Stated exercise =>
Beginning with the first line, set down every line through the one containing "plt.rcParams['font.family'] = ['DejaVu Sans']", exactly as it appears, but not the pictures.

Data segment =>
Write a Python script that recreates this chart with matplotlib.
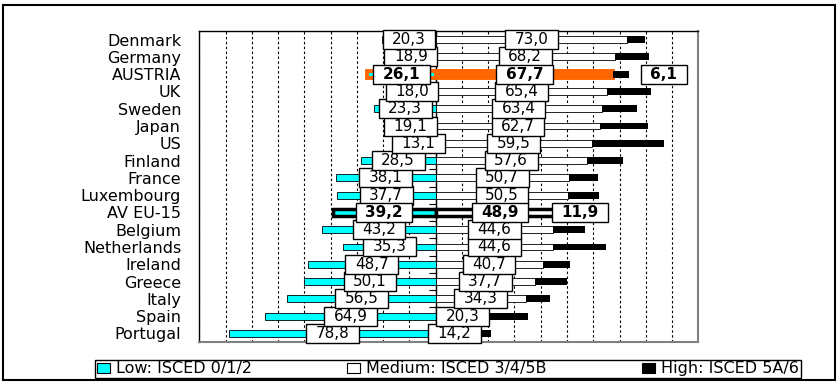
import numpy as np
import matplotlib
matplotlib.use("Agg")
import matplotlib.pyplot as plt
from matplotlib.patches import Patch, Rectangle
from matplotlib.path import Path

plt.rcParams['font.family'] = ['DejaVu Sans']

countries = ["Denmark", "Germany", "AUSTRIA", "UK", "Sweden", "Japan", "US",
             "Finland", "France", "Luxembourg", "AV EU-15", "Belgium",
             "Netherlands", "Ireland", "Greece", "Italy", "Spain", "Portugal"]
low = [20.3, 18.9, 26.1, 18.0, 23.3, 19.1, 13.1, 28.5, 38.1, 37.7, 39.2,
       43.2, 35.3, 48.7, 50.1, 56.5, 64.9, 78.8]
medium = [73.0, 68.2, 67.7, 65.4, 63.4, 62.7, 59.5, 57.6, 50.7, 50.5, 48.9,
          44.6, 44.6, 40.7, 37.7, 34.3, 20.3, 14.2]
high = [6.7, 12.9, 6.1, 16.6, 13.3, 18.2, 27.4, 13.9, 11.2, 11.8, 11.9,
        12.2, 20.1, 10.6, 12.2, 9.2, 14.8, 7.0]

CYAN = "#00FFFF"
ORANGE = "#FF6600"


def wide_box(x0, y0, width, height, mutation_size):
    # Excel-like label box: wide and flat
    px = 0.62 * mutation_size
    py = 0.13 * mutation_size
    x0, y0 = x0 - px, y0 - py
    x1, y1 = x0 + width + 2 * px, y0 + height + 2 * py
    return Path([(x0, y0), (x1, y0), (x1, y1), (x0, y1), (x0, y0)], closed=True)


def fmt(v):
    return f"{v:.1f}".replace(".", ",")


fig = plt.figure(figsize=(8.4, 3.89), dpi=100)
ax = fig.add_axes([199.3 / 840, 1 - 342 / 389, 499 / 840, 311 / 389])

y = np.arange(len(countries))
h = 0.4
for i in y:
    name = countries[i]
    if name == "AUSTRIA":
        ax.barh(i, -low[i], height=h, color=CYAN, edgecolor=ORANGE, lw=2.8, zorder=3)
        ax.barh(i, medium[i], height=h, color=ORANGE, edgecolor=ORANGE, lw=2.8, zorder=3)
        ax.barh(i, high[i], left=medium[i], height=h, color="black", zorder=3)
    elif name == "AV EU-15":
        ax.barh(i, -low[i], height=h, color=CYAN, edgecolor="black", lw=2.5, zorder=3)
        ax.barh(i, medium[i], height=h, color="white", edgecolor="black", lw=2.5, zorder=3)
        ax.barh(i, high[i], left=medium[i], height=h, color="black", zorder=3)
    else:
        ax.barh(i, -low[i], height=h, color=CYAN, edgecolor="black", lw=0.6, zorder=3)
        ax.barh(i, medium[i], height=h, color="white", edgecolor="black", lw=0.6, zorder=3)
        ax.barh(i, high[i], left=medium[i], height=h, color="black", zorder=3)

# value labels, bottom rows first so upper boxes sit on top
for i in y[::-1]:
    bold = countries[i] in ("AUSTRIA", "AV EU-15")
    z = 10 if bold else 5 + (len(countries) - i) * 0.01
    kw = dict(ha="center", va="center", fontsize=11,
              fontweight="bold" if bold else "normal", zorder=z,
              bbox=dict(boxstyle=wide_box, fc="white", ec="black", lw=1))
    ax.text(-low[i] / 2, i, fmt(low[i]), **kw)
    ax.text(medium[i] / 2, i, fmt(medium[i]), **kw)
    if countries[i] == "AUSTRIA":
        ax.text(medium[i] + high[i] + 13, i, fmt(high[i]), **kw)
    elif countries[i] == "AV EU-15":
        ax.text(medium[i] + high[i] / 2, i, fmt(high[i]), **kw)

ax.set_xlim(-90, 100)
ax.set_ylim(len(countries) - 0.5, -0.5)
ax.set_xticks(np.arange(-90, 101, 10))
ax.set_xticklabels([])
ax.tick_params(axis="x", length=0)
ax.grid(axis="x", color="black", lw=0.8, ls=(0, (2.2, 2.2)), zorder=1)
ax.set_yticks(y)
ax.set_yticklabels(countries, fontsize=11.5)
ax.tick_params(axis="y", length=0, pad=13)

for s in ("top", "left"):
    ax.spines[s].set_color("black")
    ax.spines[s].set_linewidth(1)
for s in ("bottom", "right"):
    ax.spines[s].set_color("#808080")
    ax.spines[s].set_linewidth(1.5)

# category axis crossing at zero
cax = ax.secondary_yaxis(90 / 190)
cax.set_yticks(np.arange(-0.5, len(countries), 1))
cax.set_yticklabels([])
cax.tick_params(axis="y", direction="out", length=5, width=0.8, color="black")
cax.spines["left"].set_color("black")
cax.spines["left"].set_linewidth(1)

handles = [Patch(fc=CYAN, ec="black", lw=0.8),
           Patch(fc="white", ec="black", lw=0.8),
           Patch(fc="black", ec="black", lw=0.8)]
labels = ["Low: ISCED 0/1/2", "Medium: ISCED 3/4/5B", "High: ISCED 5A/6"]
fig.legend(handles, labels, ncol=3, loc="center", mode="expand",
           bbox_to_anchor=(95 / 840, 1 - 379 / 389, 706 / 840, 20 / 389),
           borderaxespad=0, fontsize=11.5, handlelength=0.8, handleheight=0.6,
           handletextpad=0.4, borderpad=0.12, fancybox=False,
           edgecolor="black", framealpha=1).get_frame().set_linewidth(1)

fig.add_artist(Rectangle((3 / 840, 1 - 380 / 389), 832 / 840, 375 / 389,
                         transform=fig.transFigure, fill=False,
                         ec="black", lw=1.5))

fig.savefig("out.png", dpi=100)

Answer to this exercise =>
Write a Python script that recreates this chart with matplotlib.
import numpy as np
import matplotlib
matplotlib.use("Agg")
import matplotlib.pyplot as plt
from matplotlib.patches import Patch, Rectangle
from matplotlib.path import Path

plt.rcParams['font.family'] = ['DejaVu Sans']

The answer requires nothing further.